Stephen Goldmeier Stephen Goldmeier

Introductory Remarks at IDRA’s 2025 Annual General Meeting

Remarks shared by IDRA Board President Stephen Goldmeier at IDRA’s Annual General meeting on November 6, 2025.

(Remarks shared by IDRA Board President Stephen Goldmeier at IDRA’s Annual General meeting on November 6, 2025.)

The last few years have been a period of huge leaps forward for the Indigent Defense Research Association. They represented the first years of IDRA without its fearless founding leaders (Dr. Andrew Davies and Prof. Janet Moore) standing at the helm. But they also represented our first years as a non-profit entity with a board of (at this time) nine people co-leading all the new and exciting things we do. They represented our first years of conducting actual fundraising for our operations (and indeed our first years of needing funds for operation as we scaled up our technology and systems to match our growing community).

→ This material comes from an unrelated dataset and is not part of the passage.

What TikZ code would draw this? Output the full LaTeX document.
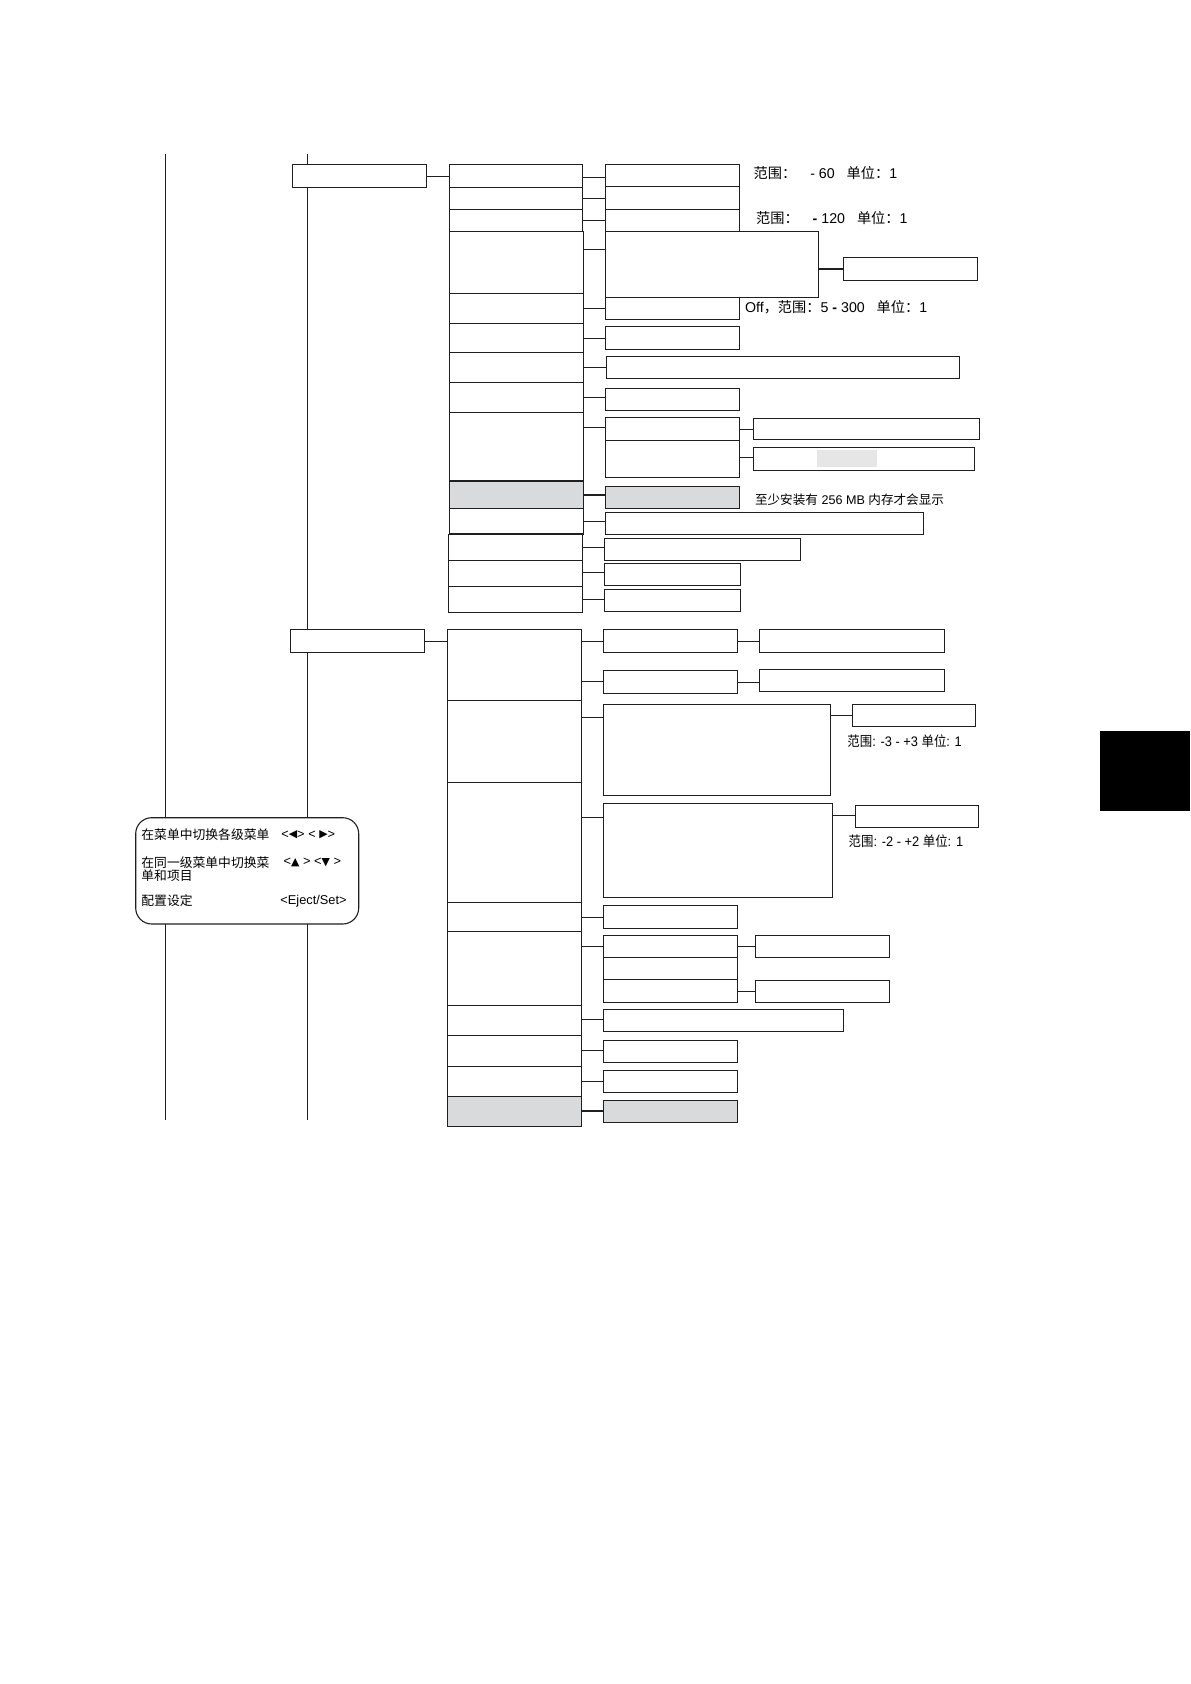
\documentclass[tikz,border=0pt]{standalone}
\usepackage{fontspec}
\setmainfont{Liberation Sans}
\newfontfamily\cjk{Noto Sans CJK SC}
\newfontfamily\symf{DejaVu Sans}
\newfontfamily\lnarrow[FakeStretch=0.93]{Liberation Sans}
\newfontfamily\cnarrow[FakeStretch=0.9]{Noto Sans CJK SC}
\usetikzlibrary{fit}
\definecolor{boxgray}{HTML}{D9DADB}
\definecolor{patchgray}{HTML}{E6E6E6}
\tikzset{
  bxs/.style={draw=black!88, line width=0.55pt, fill=white, inner sep=0pt, outer sep=0pt},
  gbx/.style={fill=boxgray},
  ln/.style={draw=black!88, line width=0.55pt},
  note/.style={anchor=west, inner sep=0pt, font=\fontsize{7.1}{8}\selectfont},
  smallnote/.style={anchor=west, inner sep=0pt, font=\fontsize{6.3}{7}\selectfont},
  narrownote/.style={anchor=west, inner sep=0pt, font=\lnarrow\fontsize{6.9}{8}\selectfont},
  keyt/.style={anchor=west, inner sep=0pt, align=left, font=\fontsize{6.4}{6.7}\selectfont},
  keybox/.style={draw=black!88, line width=0.55pt, fill=white, rounded corners=8pt, inner sep=0pt},
}
\newcommand\bx[6][]{\node[bxs,#1,fit={(#3,#4) (#5,#6)}] (#2) {};}
\newcommand\cn[3]{\draw[ln] (#1.east |- 0,#3) -- (#2.west |- 0,#3);}
\newcommand\tri[1]{\raisebox{0.2pt}{\scalebox{0.85}{\symf #1}}}
\begin{document}
\begin{tikzpicture}[x=0.5pt,y=-0.5pt]
\useasboundingbox (0,0) rectangle (1190,1684);
% vertical guide lines
\coordinate (v1t) at (165.7,154); \coordinate (v1b) at (165.7,1120);
\coordinate (v2t) at (307.3,154); \coordinate (v2b) at (307.3,1120);
\draw[ln] (v1t) -- (v1b);
\draw[ln] (v2t) -- (v2b);
% black tab
\fill[black] (1100,731) rectangle (1190,810.7);

% ---------- section 1 ----------
\bx{a1}{292.3}{164.3}{426.7}{187.7}
\bx{p1}{449.3}{164.3}{582.7}{187.7}
\bx{p2}{449.3}{187.7}{582.7}{209.3}
\bx{p3}{449.3}{209.3}{582.7}{231.3}
\bx{p4}{449.3}{231.3}{583.7}{293.3}
\bx{p5}{449.3}{293.3}{583.7}{323.3}
\bx{p6}{449.3}{323.3}{583.7}{352.3}
\bx{p7}{449.3}{352.3}{583.7}{382.3}
\bx{p8}{449.3}{382.3}{583.7}{412.3}
\bx{p9}{449.3}{412.3}{583.7}{481}
\bx[gbx]{p10}{449.3}{481}{583.2}{508.3}
\bx{p11}{449.3}{508.3}{583.2}{534}
\bx{p12}{448.2}{534.3}{582.5}{560.3}
\bx{p13}{448.2}{560.3}{582.5}{586.3}
\bx{p14}{448.2}{586.3}{582.5}{612.3}

\bx{q1}{605.3}{164.3}{739.3}{186.7}
\bx{q2}{605.3}{186.7}{739.3}{209.3}
\bx{q3}{605.3}{209.3}{739.3}{231.3}
\bx{q4}{605.3}{231.3}{818.7}{297.3}
\bx{q4r}{843.3}{257.3}{977.7}{280.3}
\bx{q5}{605.3}{297.3}{739.3}{319.3}
\bx{q6}{605.3}{326.3}{739.3}{349.3}
\bx{q7}{606.3}{356.7}{959.7}{378.3}
\bx{q8}{605.3}{388.3}{739.3}{410.3}
\bx{q9a}{605.3}{417.3}{739.3}{440.3}
\bx{q9b}{605.3}{440.3}{739.3}{477.3}
\bx{q9ar}{753.3}{418.3}{979.3}{439.3}
\bx{q9br}{753.3}{447.3}{974.7}{470.3}
\fill[patchgray] (817,450) rectangle (877,466.7);
\bx[gbx]{q10}{605.4}{486.3}{739.3}{508.3}
\bx{q11}{605.4}{512.3}{923.6}{534.3}
\bx{q12}{604.3}{538.3}{800.7}{560.3}
\bx{q13}{604.3}{563.3}{740.7}{585.3}
\bx{q14}{604.3}{589.3}{740.7}{611.3}

\cn{a1}{p1}{176.3}
\cn{p1}{q1}{177.3}
\cn{p2}{q2}{198.3}
\cn{p3}{q3}{220.3}
\cn{p4}{q4}{249.3}
\cn{q4}{q4r}{269}
\cn{p5}{q5}{308.3}
\cn{p6}{q6}{338.3}
\cn{p7}{q7}{367.3}
\cn{p8}{q8}{397.3}
\cn{p9}{q9a}{427.3}
\cn{q9a}{q9ar}{429.3}
\cn{q9b}{q9br}{457.3}
\cn{p10}{q10}{495}
\cn{p11}{q11}{521.7}
\cn{p12}{q12}{547.3}
\cn{p13}{q13}{572.7}
\cn{p14}{q14}{599.3}

\node[note] (t1) at (753.3,173.3) {{\cjk 范围：}\hspace{7pt}- 60\hspace{4pt} {\cjk 单位：}1};
\node[note] (t2) at (755.7,218.3) {{\cjk 范围：}\hspace{7pt}\textbf{-} 120\hspace{4pt} {\cjk 单位：}1};
\node[note] (t3) at (744.7,307.7) {Off{\cjk ，范围：}5 \textbf{-} 300\hspace{4pt} {\cjk 单位：}1};
\node[smallnote] (t4) at (754.6,500) {{\cjk 至少安装有} 256 MB {\cjk 内存才会显示}};

% ---------- section 2 ----------
\bx{b1}{290.3}{629.3}{424.6}{652.3}
\bx{r1}{447.4}{629.3}{581.3}{700.3}
\bx{r2}{447.4}{700.3}{581.3}{782.3}
\bx{r3}{447.4}{782.3}{581.3}{902.3}
\bx{r4}{447.7}{902.3}{581.3}{931.3}
\bx{r5}{447.7}{931.3}{581.3}{1005.7}
\bx{r6}{447.7}{1005.7}{581.3}{1035.7}
\bx{r7}{447.7}{1035.7}{581.3}{1066.3}
\bx{r8}{447.7}{1066.3}{581.3}{1096.3}
\bx[gbx]{r9}{447.7}{1096.3}{581.3}{1126.3}

\bx{s1}{603.7}{629.3}{737.6}{652.3}
\bx{s2}{603.7}{670.3}{737.6}{693.3}
\bx{s1r}{759.5}{629.3}{944.7}{652.3}
\bx{s2r}{759.5}{669.3}{944.7}{691.3}
\bx{s3}{603.7}{704.3}{830.4}{795.3}
\bx{s3r}{852.3}{704.3}{975.5}{726.7}
\bx{s4}{603.7}{803.3}{832.7}{897.3}
\bx{s4r}{855.9}{805.7}{978.7}{827.3}
\bx{s5}{603.5}{905.3}{737.7}{928.3}
\bx{s6a}{603.5}{935.3}{737.7}{957.3}
\bx{s6b}{603.5}{957.3}{737.7}{979.3}
\bx{s6c}{603.5}{979.3}{737.7}{1002.3}
\bx{s6ar}{755.3}{935.3}{889.7}{957.3}
\bx{s6cr}{755.3}{980.3}{889.7}{1002.3}
\bx{s7}{603.5}{1009.3}{843.7}{1031.3}
\bx{s8}{603.5}{1040.3}{737.7}{1062.3}
\bx{s9}{603.5}{1070.3}{737.7}{1092.3}
\bx[gbx]{s10}{603.5}{1100.3}{737.7}{1122.3}

\cn{b1}{r1}{641.3}
\cn{r1}{s1}{641.3}
\cn{r1}{s2}{681.3}
\cn{s1}{s1r}{641.3}
\cn{s2}{s2r}{682.3}
\cn{r2}{s3}{717.3}
\cn{s3}{s3r}{715.3}
\cn{r3}{s4}{817.3}
\cn{s4}{s4r}{815.7}
\cn{r4}{s5}{917.3}
\cn{r5}{s6a}{946.7}
\cn{s6a}{s6ar}{946.7}
\cn{s6c}{s6cr}{991.3}
\cn{r6}{s7}{1019.3}
\cn{r7}{s8}{1050.3}
\cn{r8}{s9}{1081.3}
\cn{r9}{s10}{1111}

\node[narrownote] (t5) at (847,740.7) {{\cnarrow 范围}: -3 - +3 {\cnarrow 单位}: 1};
\node[narrownote] (t6) at (848.3,841) {{\cnarrow 范围}: -2 - +2 {\cnarrow 单位}: 1};

% ---------- key box ----------
\node[keybox, fit={(135.7,817.7) (358.7,924)}] (key) {};
\node[keyt] (k1) at (141,835) {{\cjk 在菜单中切换各级菜单}};
\node[keyt] (k1s) at (281,835) {<\tri{◀}> < \tri{▶}>};
\node[keyt] (k2) at (141,869.3) {{\cjk 在同一级菜单中切换菜}\\{\cjk 单和项目}};
\node[keyt] (k2s) at (283.3,862.7) {<\tri{▲} > <\tri{▼} >};
\node[keyt] (k3) at (141,901) {{\cjk 配置设定}};
\node[keyt] (k3s) at (280,901) {<Eject/Set>};
\end{tikzpicture}
\end{document}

I’d be tempted to say these years have been challenging given both these large changes and the background radiation of the political situation in which we’ve all been working. But that would not be completely honest, because this board and this community have persisted through these changes and continued to be a resource to this community of practitioners dedicated to creating and sharing high quality empirical research in the field of public defense. Working with IDRA doesn’t feel difficult, even when the world around us does.

Since this is our annual general meeting, I thought it would be sensible to reflect on how IDRA has grown in various ways in the last year alone. 

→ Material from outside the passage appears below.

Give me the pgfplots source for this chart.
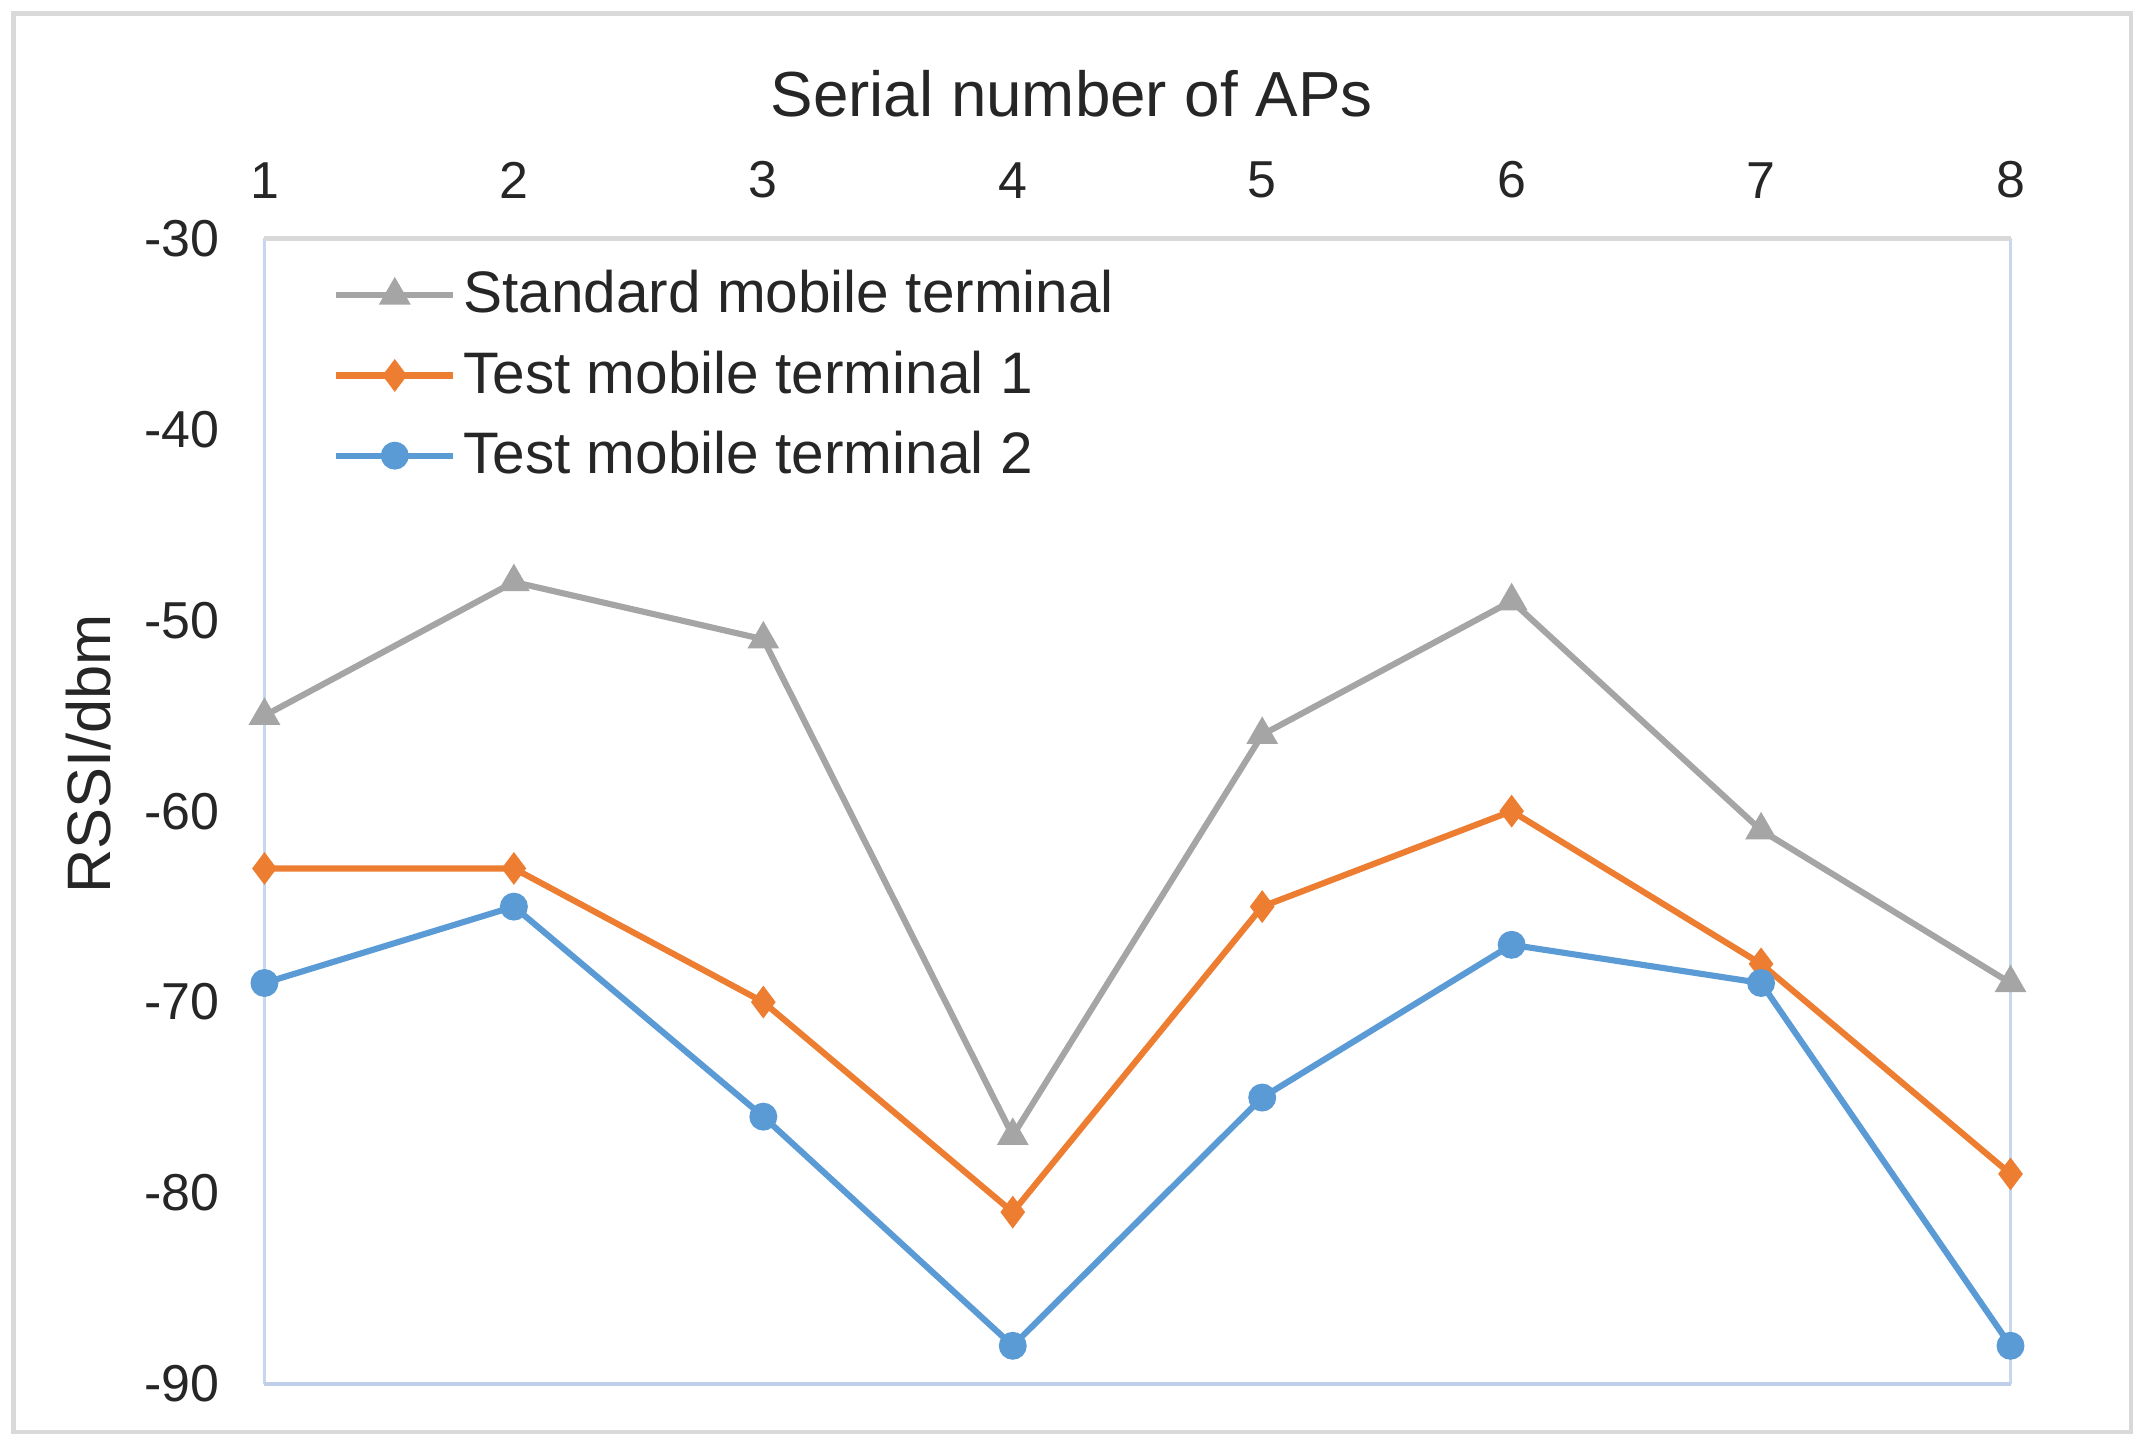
\documentclass[border=0pt]{standalone}
\usepackage{fontspec}
\setmainfont{Liberation Sans}
\usepackage{pgfplots}
\pgfplotsset{compat=1.18}
\definecolor{sgray}{HTML}{A5A5A5}
\definecolor{sorange}{HTML}{ED7D31}
\definecolor{sblue}{HTML}{5B9BD5}
\definecolor{framegray}{HTML}{D9D9D9}
\definecolor{plotblue}{HTML}{B4C7E7}
\definecolor{plotside}{HTML}{C8D7F0}

\begin{document}
\begin{tikzpicture}
\begin{axis}[
  scale only axis, width=13.0cm, height=8.53cm,
  xmin=1, xmax=8, ymin=-90, ymax=-30,
  xtick={1,2,3,4,5,6,7,8}, xticklabels={1,2,3,4,5,6,7,8},
  xticklabel pos=upper,
  ytick={-90,-80,-70,-60,-50,-40,-30},
  yticklabels={-90,-80,-70,-60,-50,-40,-30},
  separate axis lines, axis line style={draw=none}, major tick length=0pt,
  tick label style={font=\fontsize{11}{13}\selectfont, text=black!85},
  xticklabel style={yshift=5pt},
  yticklabel style={xshift=-6pt},
  clip=false,
  legend cell align=left,
  legend style={at={(rel axis cs:0,1)}, anchor=north west, xshift=0.40cm, yshift=-0.11cm,
    draw=none, fill=none, font=\fontsize{12.4}{14}\selectfont, row sep=3.5pt,
    nodes={inner sep=1.5pt, text=black!85}},
  legend image code/.code={\draw[mark repeat=2,mark phase=2,#1] plot coordinates {(0cm,0cm) (0.435cm,0cm) (0.87cm,0cm)};},
]
% plot area border: grey top, pale blue sides and bottom
\draw[plotside, line width=0.7pt] (rel axis cs:0,0) -- (rel axis cs:0,1);
\draw[plotside, line width=0.7pt] (rel axis cs:1,0) -- (rel axis cs:1,1);
\draw[plotblue!85, line width=0.9pt] (rel axis cs:0,0) -- (rel axis cs:1,0);
\draw[framegray, line width=1pt] (rel axis cs:0,1) -- (rel axis cs:1,1);

\addplot[sgray, line width=1.3pt, mark=triangle*, mark size=2.6pt, mark options={fill=sgray}]
  coordinates {(1,-55)(2,-48)(3,-51)(4,-77)(5,-56)(6,-49)(7,-61)(8,-69)};
\addlegendentry{Standard mobile terminal}
\addplot[sorange, line width=1.3pt, mark=diamond*, mark size=2.4pt, mark options={fill=sorange}]
  coordinates {(1,-63)(2,-63)(3,-70)(4,-81)(5,-65)(6,-60)(7,-68)(8,-79)};
\addlegendentry{Test mobile terminal 1}
\addplot[sblue, line width=1.3pt, mark=*, mark size=2.3pt, mark options={fill=sblue}]
  coordinates {(1,-69)(2,-65)(3,-76)(4,-88)(5,-75)(6,-67)(7,-69)(8,-88)};
\addlegendentry{Test mobile terminal 2}

\coordinate (ll) at (rel axis cs:0,0);
\node[font=\fontsize{13.5}{16}\selectfont, text=black!85] at ([yshift=1.08cm]rel axis cs:0.4623,1) {Serial number of APs};
\node[font=\fontsize{13}{16}\selectfont, text=black!85, rotate=90] at ([xshift=-1.31cm]rel axis cs:0,0.55) {RSSI/dbm};
\end{axis}
\draw[framegray, line width=1pt] ([xshift=-1.867cm,yshift=-0.357cm]ll) rectangle ([xshift=13.896cm,yshift=10.202cm]ll);
\pgfresetboundingbox
\path ([xshift=-1.969cm,yshift=-0.506cm]ll) rectangle ++(16cm,10.81cm);
\end{tikzpicture}
\end{document}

We’ve added around 80 new members to our list since our last Annual General Meeting. With the help of everyone on the board (but especially Nicolas Sawyer) we moved IDRA’s website to a new hosting platform and made significant progress on our indigent defense research database, a tool for exploring a deep reserve of research our community has created and shared over time. We continued to hold our usual monthly meetings with diverse groups of practitioners and researchers, covering topics ranging from case-management systems for public defense data to tools for lawyers litigating forensic science to data-backed strategies for racial justice arguments.

We held our annual virtual conference and are about to have our set of IDRA panels at the American Society of Criminology’s annual conference, events that always ignite people’s work and even draw in non-members to our work and our discussions. 

Interestingly, the story of IDRA begins at the ASC conference, in 2014, which IDRA co-founder Janet Moore says was the event that spurred the creation of this group. This puts IDRA at about 11 years old. 

Having been involved with IDRA for about nine of those eleven years, I find it a bit dizzying to think about how we have grown and changed. We went from a group of two or three co-conveners and a few dozen committed researchers and practitioners (by my count 72 people in late 2016) to sometimes having over 72 people at some of our individual virtual events and a listserv of almost 500 people.

The numbers are not what matters, though. The real story of IDRA is how it has led to countless collaborations and innovations that have strengthened (or maybe even shaped) the field of data-driven research for indigent defense, research that has pushed many offices (and some whole jurisdictions) to improve how services are provided to the most vulnerable people in our country.

Thank you to everyone who joined for this meeting, and especially thank you to our current board, who meet every two weeks to keep IDRA the vibrant working space that it is: Claire, Leslie, Marea, Michael, Natalia, Nicolas, Torrin, and Venita.

It truly is an honor to be among this brilliant and dedicated community of practice as it changes and evolves. Thank you all for being a part of it and for being here today.